Islam masa klasik

Ka'bah menjadi pusat peradaban islam setelah fathul makkah

Ini menandai awal pembabakan peradaban Islam. Ketika Rasulullah SAW diangkat menjadi rasul, periode ini dimulai. Pada malam hari tanggal 17 Ramadhan atau 6 Agustus 611 M, Malaikat Jibril datang dan membacakan surah Al-Alaq, surah pertama dari Quran yang diberikan kepada Muhammad. Muhammad menolak untuk membaca ayat yang diberikan kepadanya. Meskipun Jibril meminta Muhammad membaca tiga kali, jawabannya tetap sama. "Bacalah dengan menyebut nama Tuhanmu yang menciptakan manusia dari segumpal darah," kata Jibril. Dengan nama Tuhanmu yang Maha Pemurah, yang mengajar manusia melalui tulisan dan bacaan, bacalah. Dia mengajarkan manusia apa yang mereka tidak ketahui. (Al-Alaq 96: 1-5)

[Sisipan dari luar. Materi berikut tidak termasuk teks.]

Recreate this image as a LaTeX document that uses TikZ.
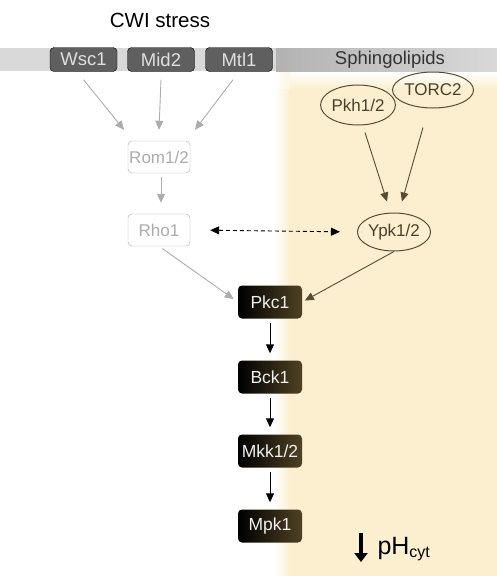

Ketika ayat pertama dan pengangkatannya sebagai rasul disampaikan kepada Muhammad, dia berusia empat puluh tahun enam bulan dan delapan hari, menurut tahun kamariah (penanggalan berdasarkan bulan), atau 39 tahun tiga bulan delapan hari menurut tahun syamsiah atau tahun masehi (penanggalan berdasarkan matahari). Setelah peristiwa di Gua Hira, Muhammad kembali ke rumahnya dan mengatakan bahwa dia merasakan suhu tubuhnya panas dan dingin karena peristiwa yang baru saja terjadi. Dia meminta istrinya untuk memberinya selimut.

Tiga tahun setelah penyebaran Islam secara diam-diam, Muhammad mulai menyebarkan Islam secara terbuka kepada orang-orang Mekkah. Karena ajaran Islam yang dia bawa bertentangan dengan budaya dan cara berpikir masyarakat Mekkah pada saat itu, responsnya sangat keras. Akibat penolakan keras dari masyarakat jahiliyyah dan kekuatan Quraisy yang menentangnya, Muhammad dan banyak pemeluk Islam awal lainnya mengalami penyiksaan, penghinaan, penghinaan, dan penghapusan dari masyarakat Mekkah. Pemimpin Mekkah Abu Jahal menyatakan bahwa Muhammad adalah orang gila yang akan merusak tatanan hidup orang Mekkah.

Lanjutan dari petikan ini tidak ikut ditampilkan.